Glee Club to sing its history at Nov. 3 concert
By Blaine Friedlander
The Cornell University Glee Club, the university’s oldest, continuously operating student organization, will celebrate its sesquicentennial with a free concert. The group will sing pieces from different eras Nov. 3 at 7 p.m. in Sage Chapel. The event is open to the public.
“We realize we’re celebrating the importance of the Glee Club’s rich history – dating back 150 years ago – as we want to propel ourselves well into the next 150 years of Cornell’s history,” said Ben Hein ’20, president of the group.
Under the direction of Robert Isaacs, assistant professor of music and the Priscilla Browning Director of Choral Programs, the Nov. 3 concert will feature such favorites as the spiritual “Got a Mind to Do Right,” “Ave Maria” arranged by Franz Biebl, Pavel Chesnokov’s “Spaséñiye Sodélal” and the English sea chanty “What Shall We Do With the Drunken Sailor?”
Two pieces by alumni will be performed: Thomas A. Dorsey’s “Precious Lord,” arranged by Ron Schiller ’86, and “Dona Nobis Pacem,” composed by Joseph Gregorio ’01. Isaacs called the spiritual “Didn’t My Lord Deliver Daniel” “a real show-stopper that is energetic and fun.”

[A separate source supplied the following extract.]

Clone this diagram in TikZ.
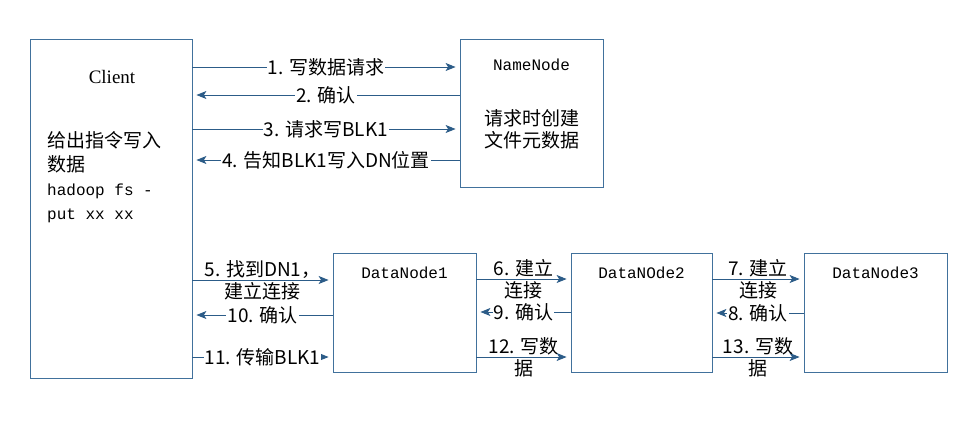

Stephen Foster’s “Gentle Annie” features a throwback tone, said Isaacs, as three Glee Club members will accompany the group on banjo and mandolin, which hark back to sounds from the club’s earliest days.
According to “Songs From The Hill,” the history of the Glee Club by Michael Slon ’92, students started to organize a glee club in November 1868. Then called the Orpheus Glee Club, Slon wrote that the group enlivened the Cornell Library Association’s anniversary celebration Jan. 21, 1869. The Ithaca Journal said it was “one of the pleasantest entertainments ever given in Ithaca.”
It was the group’s only appearance as the Orpheus Glee Club. The name changed to the Glee Club in the 1880s, and for a short time in the late 19th century, it was known as the Glee, Banjo and Mandolin Clubs. The singers returned to using the Glee Club moniker by the early 20th century.
When Thomas Sokol was appointed director of the Glee Club in 1957, the group formed a serious repertoire and took on ambitious engagements, according to Slon.
In 1960-61, the group became the first U.S. collegiate ensemble to tour the Soviet Union. The U.S. State Department sponsored the Glee Club on a three-month tour of Southeast Asia in 1966, where they sung to 100 million people in 10 countries. For Cornell’s sesquicentennial celebration of the university charter, the Glee Club practiced for and sang at Carnegie Hall in 2015, and also performed at Lincoln Center in New York City and the Kennedy Center in Washington, D.C.